27 feb 2010

Crítica de Roger Salas sobre El Lago de Corella

Sin bufón sobre las aguas
Roger Salas

Parecería que el bailarín madrileño Ángel Corella había empezado la casa por el tejado cuando se propuso debutar con su compañía a partir de “La bayadera”, y ahora resulta que, como tercer programa, sigue por las partes altas de la construcción al enfrentarse a “El lago de los cisnes”, en una digna producción propia que viene, por razones circunstanciales, a situarse en el centro de una agria polémica mayor: la pertinencia de un ballet académico (y de carácter estatal) en España, batalla a todas luces perdida y que últimamente se ha visto iluminada con faroleos oficiales y descabelladas muestras de teórica buena voluntad, tan efímeras como desinformadas.

“El lago de los cines” es, sin apurar rigores, más difícil empeño que “La bayadera”. Su estilo, la variedad de sus matices, la riqueza de sus danzas de carácter (muy flojas en esta versión, por cierto), la especificidad de sus caracteres y los patrones corales de su acto blanco, lo hacen paradigma del género. Si una compañía tiene un buen “Lago…”, entonces puede hacer cualquier cosa, incluso experimentos modernos (y no al revés).

Corella, que merece de entrada elogios, hace una versión dentro de los estándares occidentales aceptados como canónigos, especialmente los anglosajones, y es así que su versión toma de aquí y de allá, con bastante buen tino, y arma, como puede y le deja una magra plantilla, los cuatro actos, esta vez dividido, a la neoyorkina, en dos actos masivos cuyos tránsitos no están suficientemente rodados y necesitan música, que mucha hay en el libro original (como en su día hizo Balanchine, entre otros) o los tan socorridos “cameos” de pantomima.

Hay mucho en los diseños de Tyrrell de esa tradición anglosajona, y sobre todo de la versión diseñada por Günther Scheider-Siemssen para Peter Schaufuss (London Festival Ballet, 1987), que por cierto, fue la primera en usar el láser y las proyecciones retro-espectrales.

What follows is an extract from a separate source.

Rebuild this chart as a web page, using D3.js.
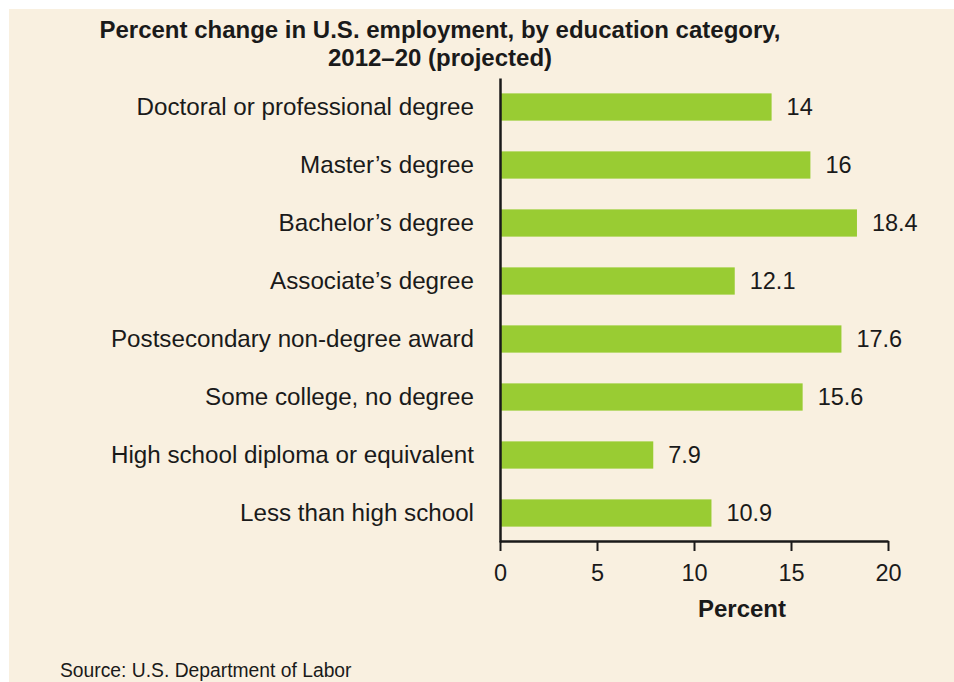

Entonces fue muy novedoso. Corella usa las de Álvaro Luna, un virtuoso de esa técnica cuya intervención sabe a poco y seguramente habría mejorado los efectos de escenario que perseguía el guión. A Tyrrell, de gusto generalmente doméstico, también se le cuelan en escena objetos extraños (las coronas de la reina madre, por ejemplo, un yelmo galáctico para el brujo o los trajes de pesadilla de la danza española). El segundo acto es el mejor, aunque en el cuadro final debe rodarse la maquinaria del suicidio del príncipe y el paseo espectral sobre las aguas.

Para seguir con la línea de los cambios, Corella suprime al bufón (una invención también rusa y premoderna universalmente aceptada, y que en Occidente tomó carta de naturaleza en la Ópera de París con Vladimir Bourmeister en 1960). También la “Tarantela” (o Napolitanos) del tercer acto, es bailada por dos hombres: innecesaria reducción que destruye la estructura y roza el absurdo. La formación de los cisnes en el esquema 12-4-2- también reduce la evolución grupal planimétrica en un 50%, pero no hay rupturas y el ingenioso final de conjunto puede, una vez ensayado y perfeccionado, ser muy bueno y acertado.

Los norteamericanos Ashley Ellis (Odette-Odille) y Joseph Gatti (Sigfrido) aportaron su madurez y su buen baile, bastante apurados (y perjudicados) por el director musical Alexei Baklan, que al parecer, tenía mucha prisa; los metales –especialmente la trompeta- de la Orquesta Sinfónica de Kiev, no tuvieron tampoco su noche. Ellis es una bailarina dúctil que a veces sobreactúa u otras no se muestra convincente en el ataque ni en el salto; es correcta, pero su avance sobre el personaje se hace confuso. Gatti se mostró inspirado y fue lo mejor de la función.